Les alternatives à l’incarcération : en sursis

vendredi 4 janvier 2008.
 

Les peines de substitution sont nombreuses et efficaces. Elles sont pourtant peu utilisées. Réticences face à l’opinion publique, manque de moyens, les causes de cette frilosité sont multiples. Le point avec Serge Blisko, député de Paris, et Jean-Yves Monfort, magistrat à Versailles.

La vie entre quatre murs. C’est le quotidien de plus de 60 000 Français. Au 1er octobre 2007, la France comptait 61 063 détenus pour 50 000 places de prison. Des chiffres qui disent à eux seuls l’absurdité du système pénitentiaire en France.

La surpopulation carcérale est devenue un fléau.Malgré ce constatmaintes fois établi, malgré les mises en garde répétées de l’Europe, la France persiste à considérer la prison comme la seule sanction valable. « Il faut sortir de ce principe », réagit Jean-Yves Monfort, président du tribunal de grande instance de Versailles et membre de la Commission nationale consultative des droits de l’homme (CNCDH). D’autant que, comme le souligne Serge Blisko, député de Paris et président du groupe d’études sur les prisons et les conditions carcérales à l’Assemblée nationale, « la prison, c’est l’école du crime. Toutes les études prouvent qu’elle favorise la récidive ».

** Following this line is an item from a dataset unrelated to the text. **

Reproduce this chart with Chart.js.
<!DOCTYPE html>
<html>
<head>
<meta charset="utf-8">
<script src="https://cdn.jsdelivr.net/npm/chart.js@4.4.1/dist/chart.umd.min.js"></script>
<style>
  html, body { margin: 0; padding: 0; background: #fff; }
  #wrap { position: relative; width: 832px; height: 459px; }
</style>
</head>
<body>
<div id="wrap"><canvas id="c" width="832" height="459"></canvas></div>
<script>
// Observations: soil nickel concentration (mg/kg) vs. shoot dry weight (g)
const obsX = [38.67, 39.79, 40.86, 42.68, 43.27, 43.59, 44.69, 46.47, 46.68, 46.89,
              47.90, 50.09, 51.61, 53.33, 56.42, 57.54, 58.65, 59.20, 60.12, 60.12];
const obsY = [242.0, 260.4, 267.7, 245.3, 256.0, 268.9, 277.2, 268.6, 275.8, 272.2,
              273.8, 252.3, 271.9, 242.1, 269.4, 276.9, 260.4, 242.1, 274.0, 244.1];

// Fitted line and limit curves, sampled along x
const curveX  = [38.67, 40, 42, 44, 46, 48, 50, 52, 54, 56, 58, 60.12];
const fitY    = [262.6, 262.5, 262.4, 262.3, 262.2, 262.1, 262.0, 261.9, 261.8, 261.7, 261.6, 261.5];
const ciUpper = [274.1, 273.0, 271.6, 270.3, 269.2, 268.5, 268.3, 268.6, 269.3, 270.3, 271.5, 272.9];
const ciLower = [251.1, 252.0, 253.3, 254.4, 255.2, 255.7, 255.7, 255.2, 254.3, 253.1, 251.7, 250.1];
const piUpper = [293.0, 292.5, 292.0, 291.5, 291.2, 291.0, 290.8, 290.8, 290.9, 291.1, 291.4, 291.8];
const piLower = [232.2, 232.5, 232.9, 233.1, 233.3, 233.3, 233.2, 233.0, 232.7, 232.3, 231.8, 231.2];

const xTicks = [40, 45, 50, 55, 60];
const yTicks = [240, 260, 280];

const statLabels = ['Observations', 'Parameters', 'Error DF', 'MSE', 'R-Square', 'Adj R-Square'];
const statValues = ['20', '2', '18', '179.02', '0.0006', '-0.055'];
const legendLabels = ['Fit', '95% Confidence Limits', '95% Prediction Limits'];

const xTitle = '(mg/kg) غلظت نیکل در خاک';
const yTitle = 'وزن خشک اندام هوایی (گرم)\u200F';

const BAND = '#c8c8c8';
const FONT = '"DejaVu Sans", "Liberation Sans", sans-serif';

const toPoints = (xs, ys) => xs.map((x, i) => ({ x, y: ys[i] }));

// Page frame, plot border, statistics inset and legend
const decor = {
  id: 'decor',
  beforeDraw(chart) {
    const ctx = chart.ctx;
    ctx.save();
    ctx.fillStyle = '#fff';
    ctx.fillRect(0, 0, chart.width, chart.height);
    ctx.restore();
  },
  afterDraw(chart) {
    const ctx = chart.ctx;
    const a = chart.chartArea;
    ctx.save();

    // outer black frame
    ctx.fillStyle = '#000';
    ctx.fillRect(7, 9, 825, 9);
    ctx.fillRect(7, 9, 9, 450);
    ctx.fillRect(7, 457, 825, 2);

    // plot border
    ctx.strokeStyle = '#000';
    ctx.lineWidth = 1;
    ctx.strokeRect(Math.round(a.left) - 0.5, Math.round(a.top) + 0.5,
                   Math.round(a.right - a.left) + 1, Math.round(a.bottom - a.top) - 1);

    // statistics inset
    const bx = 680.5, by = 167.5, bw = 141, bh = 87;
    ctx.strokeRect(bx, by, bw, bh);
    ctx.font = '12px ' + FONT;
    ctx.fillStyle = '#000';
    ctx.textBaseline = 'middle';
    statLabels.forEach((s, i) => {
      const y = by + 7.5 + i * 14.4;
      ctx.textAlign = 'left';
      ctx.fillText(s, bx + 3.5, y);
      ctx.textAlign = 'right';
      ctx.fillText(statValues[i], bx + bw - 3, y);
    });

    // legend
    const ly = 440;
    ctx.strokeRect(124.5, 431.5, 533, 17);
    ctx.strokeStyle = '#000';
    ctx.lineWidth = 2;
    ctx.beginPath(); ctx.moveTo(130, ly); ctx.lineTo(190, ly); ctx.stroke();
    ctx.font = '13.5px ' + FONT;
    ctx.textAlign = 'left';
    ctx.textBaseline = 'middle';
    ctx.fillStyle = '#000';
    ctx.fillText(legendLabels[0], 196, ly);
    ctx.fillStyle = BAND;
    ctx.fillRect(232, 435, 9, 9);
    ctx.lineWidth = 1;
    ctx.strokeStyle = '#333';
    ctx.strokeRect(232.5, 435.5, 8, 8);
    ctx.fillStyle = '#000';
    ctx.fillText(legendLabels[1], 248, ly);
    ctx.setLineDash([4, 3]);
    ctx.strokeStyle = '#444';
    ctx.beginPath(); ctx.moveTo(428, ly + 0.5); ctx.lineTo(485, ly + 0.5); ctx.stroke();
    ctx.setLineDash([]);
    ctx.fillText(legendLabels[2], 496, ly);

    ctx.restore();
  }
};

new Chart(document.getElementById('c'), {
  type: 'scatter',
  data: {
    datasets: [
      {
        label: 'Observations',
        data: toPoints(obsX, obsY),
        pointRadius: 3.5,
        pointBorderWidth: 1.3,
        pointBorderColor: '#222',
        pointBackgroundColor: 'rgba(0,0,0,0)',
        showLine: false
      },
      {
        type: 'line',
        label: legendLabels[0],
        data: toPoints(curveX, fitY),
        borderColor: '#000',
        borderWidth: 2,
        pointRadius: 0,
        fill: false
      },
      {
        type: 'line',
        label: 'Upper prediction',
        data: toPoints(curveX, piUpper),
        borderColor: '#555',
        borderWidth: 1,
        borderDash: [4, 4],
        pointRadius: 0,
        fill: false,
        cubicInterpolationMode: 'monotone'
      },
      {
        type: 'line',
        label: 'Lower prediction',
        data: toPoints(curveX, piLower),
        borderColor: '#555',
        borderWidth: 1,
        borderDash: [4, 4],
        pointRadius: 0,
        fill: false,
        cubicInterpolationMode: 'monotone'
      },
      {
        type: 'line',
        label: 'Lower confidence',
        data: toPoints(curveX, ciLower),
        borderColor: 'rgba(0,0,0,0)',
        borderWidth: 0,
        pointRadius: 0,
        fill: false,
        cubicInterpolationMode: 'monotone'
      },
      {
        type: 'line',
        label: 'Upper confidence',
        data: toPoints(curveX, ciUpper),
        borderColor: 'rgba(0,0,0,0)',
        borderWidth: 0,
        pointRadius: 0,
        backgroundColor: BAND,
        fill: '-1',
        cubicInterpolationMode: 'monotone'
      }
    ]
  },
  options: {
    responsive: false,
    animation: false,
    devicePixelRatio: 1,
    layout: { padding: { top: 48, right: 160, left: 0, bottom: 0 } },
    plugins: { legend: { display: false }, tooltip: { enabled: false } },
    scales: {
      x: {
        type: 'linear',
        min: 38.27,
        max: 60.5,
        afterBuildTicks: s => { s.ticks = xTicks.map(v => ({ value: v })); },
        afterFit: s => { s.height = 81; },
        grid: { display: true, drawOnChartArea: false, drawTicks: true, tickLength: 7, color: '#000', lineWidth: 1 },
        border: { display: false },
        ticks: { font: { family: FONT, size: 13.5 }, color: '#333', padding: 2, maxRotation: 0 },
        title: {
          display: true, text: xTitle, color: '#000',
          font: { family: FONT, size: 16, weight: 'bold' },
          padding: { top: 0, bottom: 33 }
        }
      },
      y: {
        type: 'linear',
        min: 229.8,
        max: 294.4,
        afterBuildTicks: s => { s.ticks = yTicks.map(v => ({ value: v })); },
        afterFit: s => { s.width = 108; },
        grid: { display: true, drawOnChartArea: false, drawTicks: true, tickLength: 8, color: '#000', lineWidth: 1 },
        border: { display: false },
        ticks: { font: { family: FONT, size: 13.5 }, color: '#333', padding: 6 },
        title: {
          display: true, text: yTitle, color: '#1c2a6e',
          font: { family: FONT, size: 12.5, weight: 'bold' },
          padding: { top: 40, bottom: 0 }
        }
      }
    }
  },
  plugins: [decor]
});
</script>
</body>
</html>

C’est à l’époque de la Révolution française que l’emprisonnement est devenu la peine de référence. « On lui a assigné différents objectifs, explique Jean- Yves Monfort. D’abord punir puis, à partir de 1945 et la réforme Amor [ancien directeur de l’administration pénitentiaire, NDLR] préparer à la réinsertion. Mais cet objectif humaniste n’a pas été atteint. » Il existe pourtant de nombreuses solutions alternatives à la détention : le placement en semi-liberté qui permet à un détenu de travailler hors de la prison la dernière année de sa peine, le travail d’intérêt général, le contrôle judiciaire, le sursis avec mise à l’épreuve, la libération conditionnelle. Moins coûteuses qu’un placement en prison, ces mesures donnent aussi de meilleurs résultats en terme de réinsertion. Cependant, elles restent très peu utilisées. Dans un récent rapport, la CNCDH estime que 80 % des détenus n’ont pas bénéficié d’aménagements de peine.

Pourquoi ces outils, dont l’efficacité est reconnue, sont-ils si peu employés ? « À cause du populisme pénal, répond sans ambages Serge Blisko. En surfant sur l’émotion suscitée par des crimes épouvantables, le gouvernement parvient à faire croire qu’en mettant 60 000 personnes derrière les barreaux, dans des conditions indignes, la société est protégée.

C’est un cercle vicieux. La France est en voie d’américanisation pénale. Avec la loi de 2007 sur les peines plancher, ce sont 10 000 personnes supplémentaires qui vont se retrouver derrière les barreaux. » Le projet de loi pénitentiaire élaboré par Rachida Dati prévoit en effet la construction de sept nouvelles prisons, dont trois pour mineurs.Signe que c’est encore l’emprisonnement qui sera privilégié. « Ces programmes de construction font gagner beaucoup d’argent aux entreprises du BTP. Comme Bouygues par exemple », note Serge Blisko.

De son côté, Jean-Yves Monfort déplore le manque de volonté politique concernant les alternatives à la prison : « Il y a toujours une forme de schizophrénie chez les responsables politiques. Ils se disent favorables à des mesures alternatives et, dans le même temps, tiennent un discours de fermeté. Ils devraient pourtant nous aider dans nos efforts de pédagogie à l’égard de nos concitoyens. » Une sensibilisation qui vise notamment à faire comprendre qu’une peine exécutée en milieu ouvert n’est pas une faveur. « Ces dispositifs sont très contraignants, insiste Jean-Yves Monfort. Ils impliquent une intrusion dans la vie de l’intéressé qui peut être très pénible. » Mais le président du TGI de Versailles reconnaît également que les magistrats eux-mêmes sont peu enclins à opter pour ces mesures : « C’est un pari de maintenir les gens en liberté. Si le pari rate, le juge en porte la responsabilité. »

Et pour que les chances de réussite soient les plus grandes possible, il faut des moyens. « Ces mesures ne nécessitent pas de nouvelles structures, mais engendrent de nouveaux besoins », estime Jean-Yves Monfort. Le prix à payer ? Trois fois plus de conseillers d’insertion et de probation pour commencer. Un point qui ne figure pas dans le projet de loi pénitentiaire de la Garde des Sceaux.